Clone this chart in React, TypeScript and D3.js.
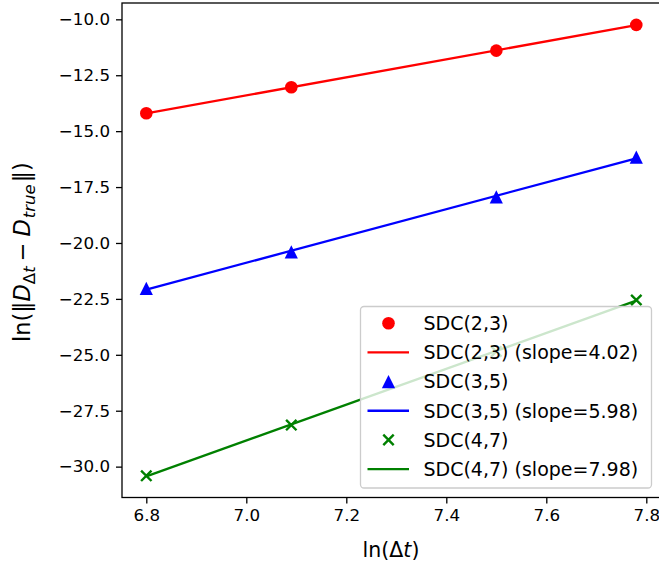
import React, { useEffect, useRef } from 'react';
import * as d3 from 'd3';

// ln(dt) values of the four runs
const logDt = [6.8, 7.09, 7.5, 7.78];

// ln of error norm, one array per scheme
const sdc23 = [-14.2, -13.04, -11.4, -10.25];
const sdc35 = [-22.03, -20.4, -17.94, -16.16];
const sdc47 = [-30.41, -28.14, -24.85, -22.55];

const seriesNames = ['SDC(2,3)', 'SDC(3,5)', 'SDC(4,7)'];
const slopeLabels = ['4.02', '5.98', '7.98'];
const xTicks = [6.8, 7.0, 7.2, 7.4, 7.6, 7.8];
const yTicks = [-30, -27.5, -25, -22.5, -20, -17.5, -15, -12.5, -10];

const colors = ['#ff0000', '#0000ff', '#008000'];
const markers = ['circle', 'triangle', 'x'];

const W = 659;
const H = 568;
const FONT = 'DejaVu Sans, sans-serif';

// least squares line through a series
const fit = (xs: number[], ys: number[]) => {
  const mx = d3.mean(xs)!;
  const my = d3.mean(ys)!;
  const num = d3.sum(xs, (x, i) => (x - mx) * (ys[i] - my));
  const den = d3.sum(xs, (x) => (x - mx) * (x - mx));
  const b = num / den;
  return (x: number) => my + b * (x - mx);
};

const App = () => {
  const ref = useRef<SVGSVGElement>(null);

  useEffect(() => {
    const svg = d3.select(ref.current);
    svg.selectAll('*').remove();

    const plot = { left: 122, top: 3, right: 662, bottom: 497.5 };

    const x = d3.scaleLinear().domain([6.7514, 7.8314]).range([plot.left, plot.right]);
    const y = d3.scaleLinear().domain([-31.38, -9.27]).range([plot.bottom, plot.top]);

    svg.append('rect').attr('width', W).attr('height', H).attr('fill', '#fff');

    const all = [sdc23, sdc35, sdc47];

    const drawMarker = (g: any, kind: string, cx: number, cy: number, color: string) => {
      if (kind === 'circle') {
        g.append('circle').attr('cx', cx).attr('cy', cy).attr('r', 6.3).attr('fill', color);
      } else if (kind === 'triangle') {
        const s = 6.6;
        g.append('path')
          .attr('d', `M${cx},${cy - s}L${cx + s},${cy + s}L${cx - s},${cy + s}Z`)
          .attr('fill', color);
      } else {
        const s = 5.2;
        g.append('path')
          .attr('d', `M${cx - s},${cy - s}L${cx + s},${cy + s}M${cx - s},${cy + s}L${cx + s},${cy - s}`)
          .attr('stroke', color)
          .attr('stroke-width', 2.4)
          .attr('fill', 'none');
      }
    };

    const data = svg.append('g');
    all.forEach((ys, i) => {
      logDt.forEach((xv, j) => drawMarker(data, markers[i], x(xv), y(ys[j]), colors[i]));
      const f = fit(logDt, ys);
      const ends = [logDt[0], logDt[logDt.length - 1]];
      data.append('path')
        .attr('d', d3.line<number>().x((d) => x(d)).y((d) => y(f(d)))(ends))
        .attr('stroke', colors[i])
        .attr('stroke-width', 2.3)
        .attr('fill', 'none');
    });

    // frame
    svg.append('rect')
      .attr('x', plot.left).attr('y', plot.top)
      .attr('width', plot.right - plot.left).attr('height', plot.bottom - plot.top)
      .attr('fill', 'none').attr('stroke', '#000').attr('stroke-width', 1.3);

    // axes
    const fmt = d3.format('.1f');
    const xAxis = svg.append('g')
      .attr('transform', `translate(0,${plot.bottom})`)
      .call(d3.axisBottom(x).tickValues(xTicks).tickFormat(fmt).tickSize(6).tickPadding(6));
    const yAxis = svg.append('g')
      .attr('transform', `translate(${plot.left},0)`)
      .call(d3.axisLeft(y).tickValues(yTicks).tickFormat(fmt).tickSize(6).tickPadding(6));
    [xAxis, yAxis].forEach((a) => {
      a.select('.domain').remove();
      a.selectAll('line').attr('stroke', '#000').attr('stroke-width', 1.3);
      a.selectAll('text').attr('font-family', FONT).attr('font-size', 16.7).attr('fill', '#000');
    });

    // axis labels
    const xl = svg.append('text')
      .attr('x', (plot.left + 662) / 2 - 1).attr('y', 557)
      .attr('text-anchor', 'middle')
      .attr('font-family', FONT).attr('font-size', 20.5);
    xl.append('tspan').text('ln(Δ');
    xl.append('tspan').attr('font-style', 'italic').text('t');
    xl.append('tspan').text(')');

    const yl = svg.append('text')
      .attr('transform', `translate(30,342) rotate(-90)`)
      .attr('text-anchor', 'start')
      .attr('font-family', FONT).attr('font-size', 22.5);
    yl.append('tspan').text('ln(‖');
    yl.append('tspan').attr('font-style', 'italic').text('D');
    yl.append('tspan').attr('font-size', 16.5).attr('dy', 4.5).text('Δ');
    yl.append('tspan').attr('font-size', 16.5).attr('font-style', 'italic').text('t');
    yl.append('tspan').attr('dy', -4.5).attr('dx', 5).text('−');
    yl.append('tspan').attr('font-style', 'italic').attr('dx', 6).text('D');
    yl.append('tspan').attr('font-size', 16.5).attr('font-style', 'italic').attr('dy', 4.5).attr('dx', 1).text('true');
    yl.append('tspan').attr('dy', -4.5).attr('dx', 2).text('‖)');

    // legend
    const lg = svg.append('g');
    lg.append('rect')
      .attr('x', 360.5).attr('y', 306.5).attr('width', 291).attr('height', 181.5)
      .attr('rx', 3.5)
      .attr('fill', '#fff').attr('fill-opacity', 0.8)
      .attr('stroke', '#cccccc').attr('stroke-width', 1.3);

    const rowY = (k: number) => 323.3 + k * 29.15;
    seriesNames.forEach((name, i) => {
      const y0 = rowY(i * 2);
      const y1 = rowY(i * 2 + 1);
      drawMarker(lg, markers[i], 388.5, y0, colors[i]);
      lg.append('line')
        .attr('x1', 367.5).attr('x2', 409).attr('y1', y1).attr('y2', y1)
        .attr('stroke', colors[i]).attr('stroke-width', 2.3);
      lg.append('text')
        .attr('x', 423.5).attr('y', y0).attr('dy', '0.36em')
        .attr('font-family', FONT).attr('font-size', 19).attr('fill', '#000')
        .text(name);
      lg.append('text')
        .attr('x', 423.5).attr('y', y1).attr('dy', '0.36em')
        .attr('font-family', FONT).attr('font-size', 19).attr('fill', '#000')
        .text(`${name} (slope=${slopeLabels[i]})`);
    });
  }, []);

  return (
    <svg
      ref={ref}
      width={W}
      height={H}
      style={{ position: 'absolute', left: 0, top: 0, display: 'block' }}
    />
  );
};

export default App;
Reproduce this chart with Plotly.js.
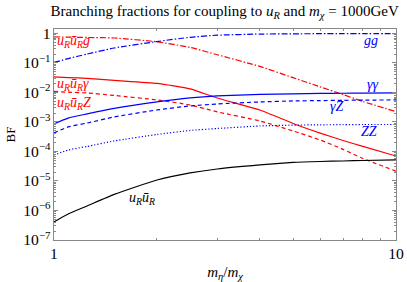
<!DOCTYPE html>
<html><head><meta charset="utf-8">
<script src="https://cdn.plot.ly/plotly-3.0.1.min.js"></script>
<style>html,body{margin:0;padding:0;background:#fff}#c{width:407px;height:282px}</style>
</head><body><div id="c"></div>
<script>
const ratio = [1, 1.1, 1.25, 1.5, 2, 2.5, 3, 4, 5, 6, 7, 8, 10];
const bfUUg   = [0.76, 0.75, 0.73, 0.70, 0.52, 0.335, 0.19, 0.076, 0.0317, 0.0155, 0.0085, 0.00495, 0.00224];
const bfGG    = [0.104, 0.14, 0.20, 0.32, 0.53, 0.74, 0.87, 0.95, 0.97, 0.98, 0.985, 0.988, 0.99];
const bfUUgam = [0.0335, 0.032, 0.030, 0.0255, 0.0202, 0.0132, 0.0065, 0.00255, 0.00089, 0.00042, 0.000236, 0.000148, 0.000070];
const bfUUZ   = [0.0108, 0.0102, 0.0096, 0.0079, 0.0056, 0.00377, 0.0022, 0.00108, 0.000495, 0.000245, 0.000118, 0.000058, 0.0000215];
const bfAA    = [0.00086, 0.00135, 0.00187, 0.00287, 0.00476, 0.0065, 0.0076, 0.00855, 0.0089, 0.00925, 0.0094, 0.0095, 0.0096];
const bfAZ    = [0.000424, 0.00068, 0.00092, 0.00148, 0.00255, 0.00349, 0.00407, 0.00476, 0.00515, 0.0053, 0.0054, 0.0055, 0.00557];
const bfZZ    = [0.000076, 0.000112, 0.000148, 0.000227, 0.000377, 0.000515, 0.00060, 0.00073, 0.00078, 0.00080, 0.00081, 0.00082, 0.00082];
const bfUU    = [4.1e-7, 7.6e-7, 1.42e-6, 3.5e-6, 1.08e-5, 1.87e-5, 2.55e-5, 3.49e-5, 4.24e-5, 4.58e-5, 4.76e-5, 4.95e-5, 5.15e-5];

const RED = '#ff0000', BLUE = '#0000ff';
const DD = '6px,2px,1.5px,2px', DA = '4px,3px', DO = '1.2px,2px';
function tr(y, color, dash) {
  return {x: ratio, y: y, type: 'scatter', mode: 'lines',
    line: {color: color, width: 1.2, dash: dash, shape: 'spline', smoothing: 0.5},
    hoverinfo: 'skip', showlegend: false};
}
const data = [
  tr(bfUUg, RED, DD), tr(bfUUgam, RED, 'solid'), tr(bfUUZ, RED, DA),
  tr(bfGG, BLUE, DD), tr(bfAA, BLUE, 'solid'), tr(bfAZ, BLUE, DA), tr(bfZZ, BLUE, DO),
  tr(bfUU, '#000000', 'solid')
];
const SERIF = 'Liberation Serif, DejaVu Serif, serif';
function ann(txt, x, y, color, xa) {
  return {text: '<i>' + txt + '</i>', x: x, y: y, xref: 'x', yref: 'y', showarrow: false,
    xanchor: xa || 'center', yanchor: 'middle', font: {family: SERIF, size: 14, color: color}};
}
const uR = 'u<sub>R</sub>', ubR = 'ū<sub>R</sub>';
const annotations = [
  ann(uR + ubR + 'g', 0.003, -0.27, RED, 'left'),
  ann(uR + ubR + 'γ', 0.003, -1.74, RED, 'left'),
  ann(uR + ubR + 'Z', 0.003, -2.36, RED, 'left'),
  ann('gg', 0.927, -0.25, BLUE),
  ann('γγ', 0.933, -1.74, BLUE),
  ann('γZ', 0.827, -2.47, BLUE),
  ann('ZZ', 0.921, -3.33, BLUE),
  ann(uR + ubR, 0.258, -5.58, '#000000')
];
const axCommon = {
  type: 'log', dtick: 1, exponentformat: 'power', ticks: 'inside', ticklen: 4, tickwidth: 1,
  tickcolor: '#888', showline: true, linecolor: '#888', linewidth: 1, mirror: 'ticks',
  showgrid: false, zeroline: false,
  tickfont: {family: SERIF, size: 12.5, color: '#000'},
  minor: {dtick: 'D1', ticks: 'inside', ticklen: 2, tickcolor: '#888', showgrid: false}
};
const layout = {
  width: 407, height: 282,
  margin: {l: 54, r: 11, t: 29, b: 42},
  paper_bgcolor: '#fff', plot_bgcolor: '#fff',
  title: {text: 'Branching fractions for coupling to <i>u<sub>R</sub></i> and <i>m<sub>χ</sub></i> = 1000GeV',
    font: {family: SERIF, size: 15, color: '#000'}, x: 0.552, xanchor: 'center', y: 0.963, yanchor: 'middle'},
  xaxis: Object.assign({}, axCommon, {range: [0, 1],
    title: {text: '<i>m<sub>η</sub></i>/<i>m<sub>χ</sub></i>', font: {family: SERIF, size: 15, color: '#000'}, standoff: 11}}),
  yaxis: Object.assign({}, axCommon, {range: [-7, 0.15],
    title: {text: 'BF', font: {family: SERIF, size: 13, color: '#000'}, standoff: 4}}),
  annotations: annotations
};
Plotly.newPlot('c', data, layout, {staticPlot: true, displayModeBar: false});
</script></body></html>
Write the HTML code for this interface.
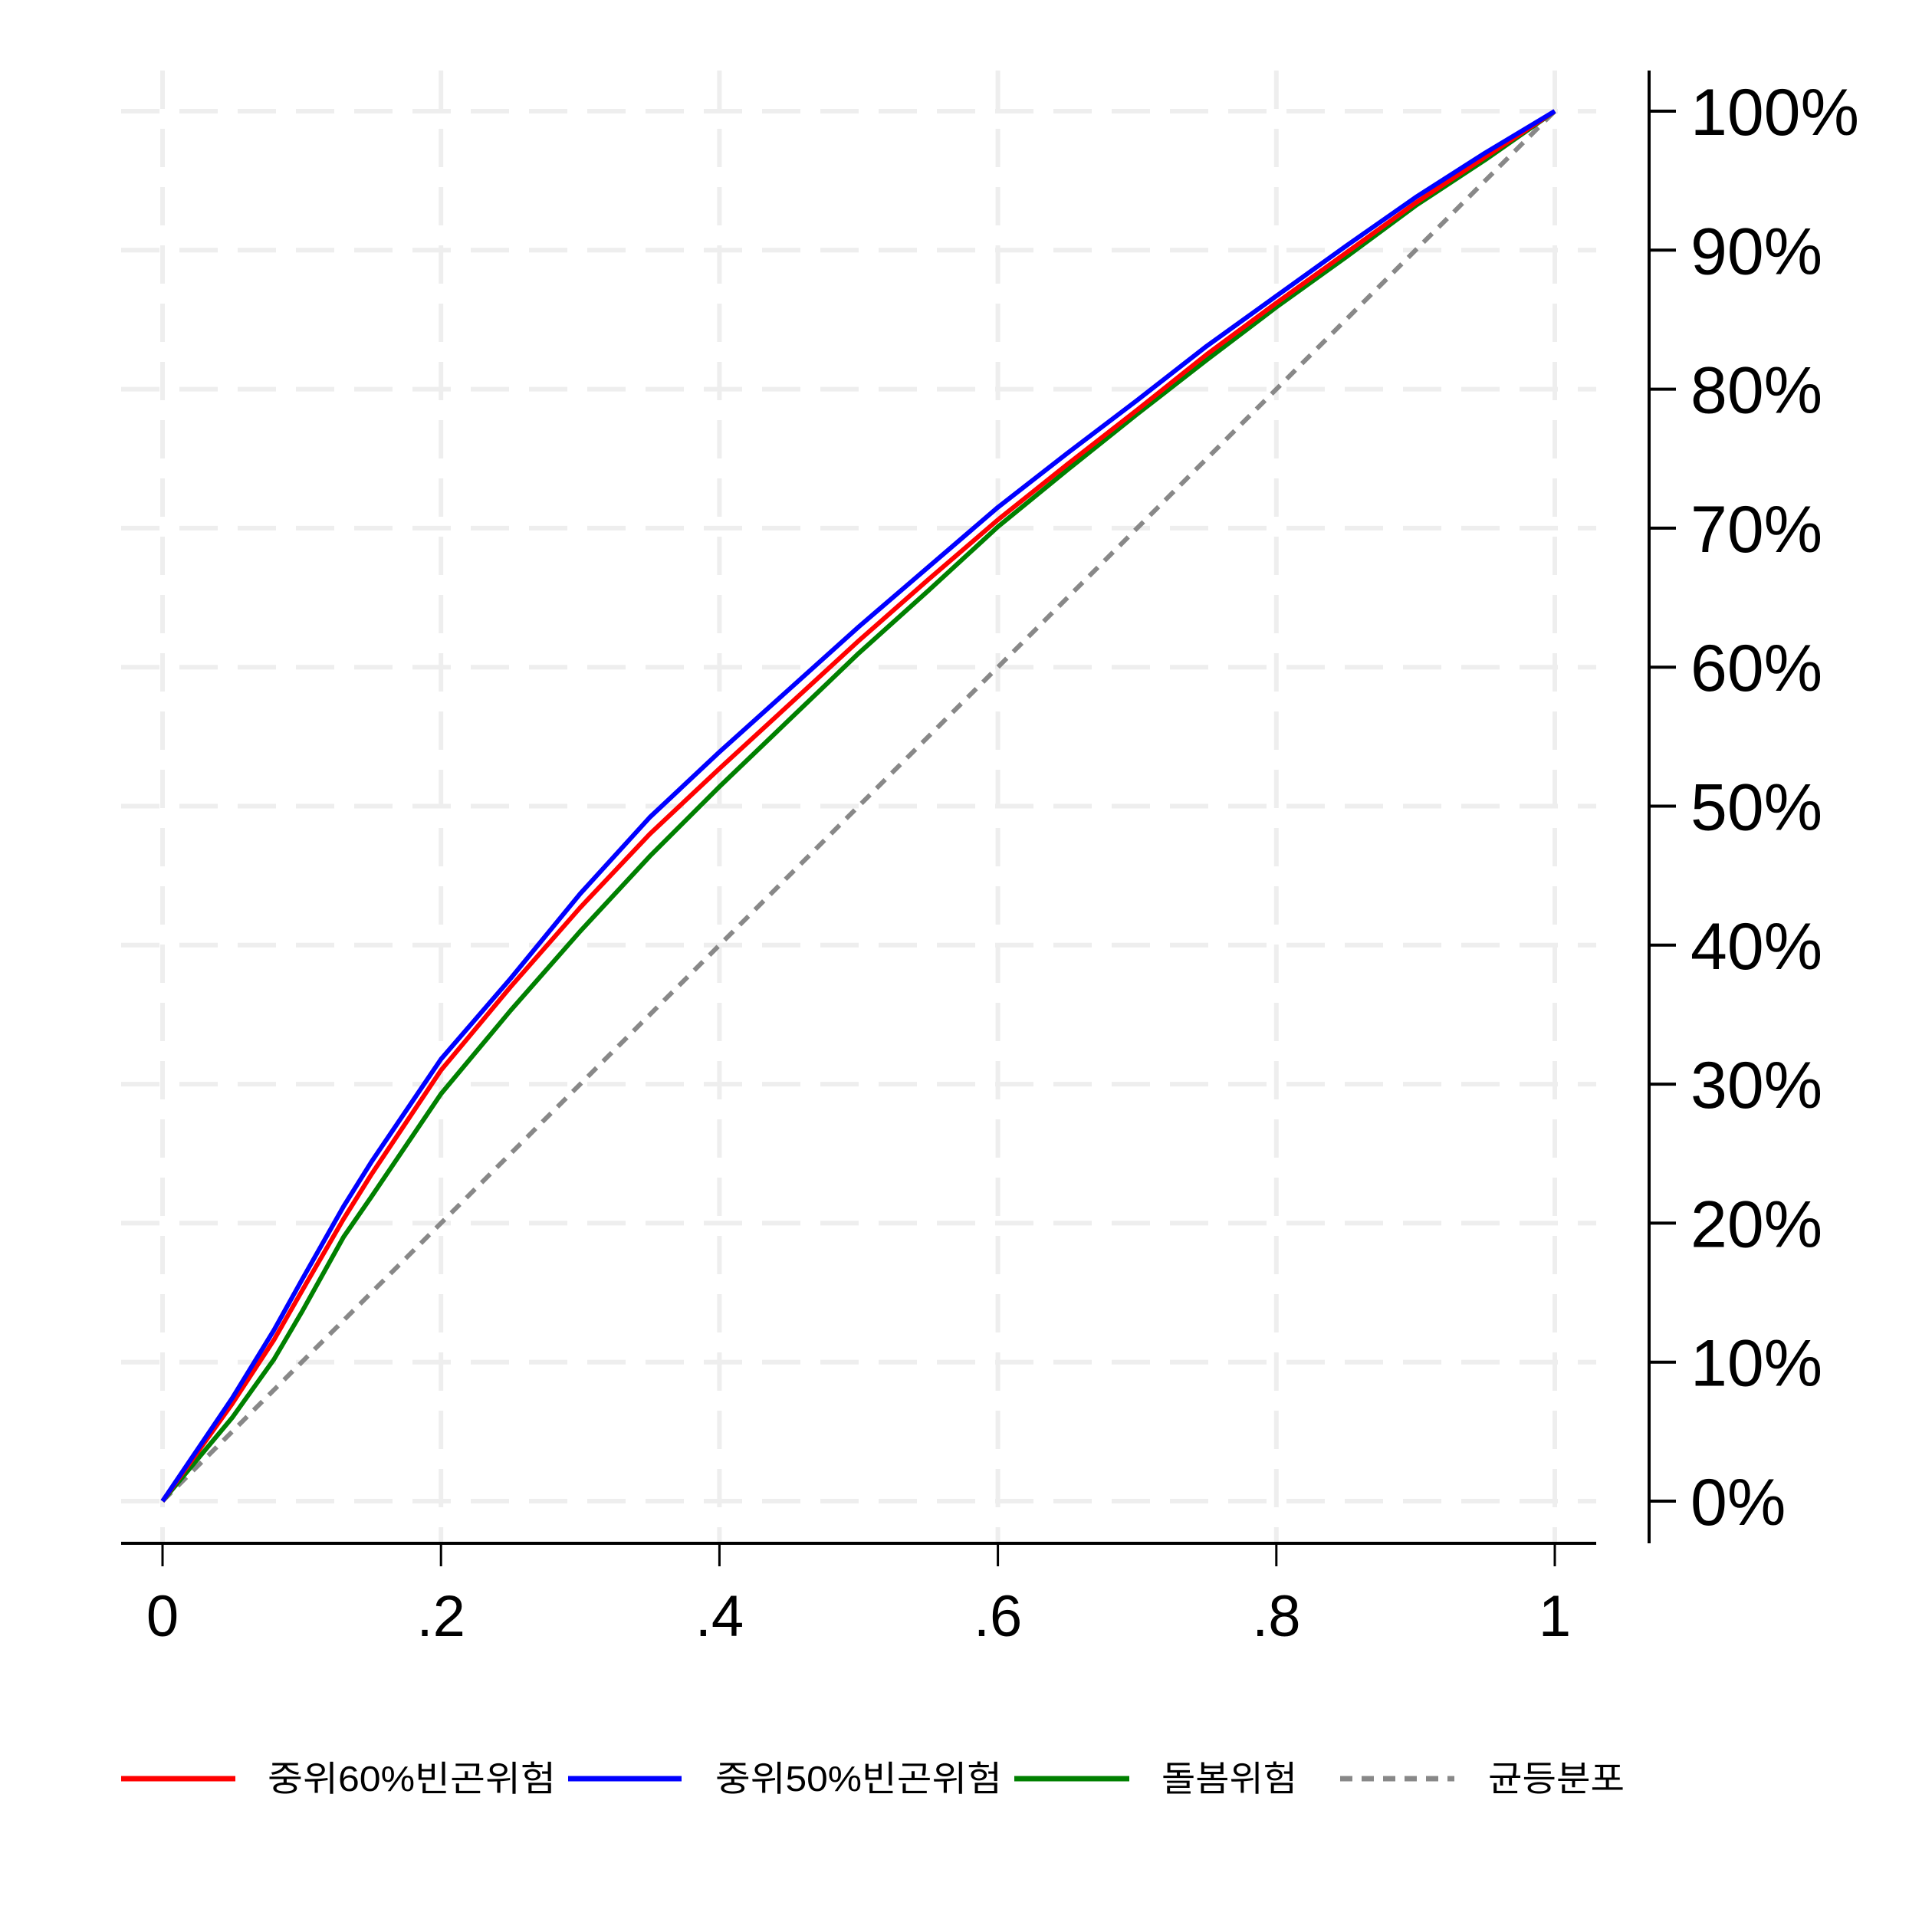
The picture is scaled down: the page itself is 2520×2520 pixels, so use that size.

=== Given exercise ===
Extract every line containing the string "this" from the data above.

=== Written response ===
Clone this chart in React, TypeScript and D3.js.
Reproduce this chart with Plotly.js.
Write the HTML code for this interface.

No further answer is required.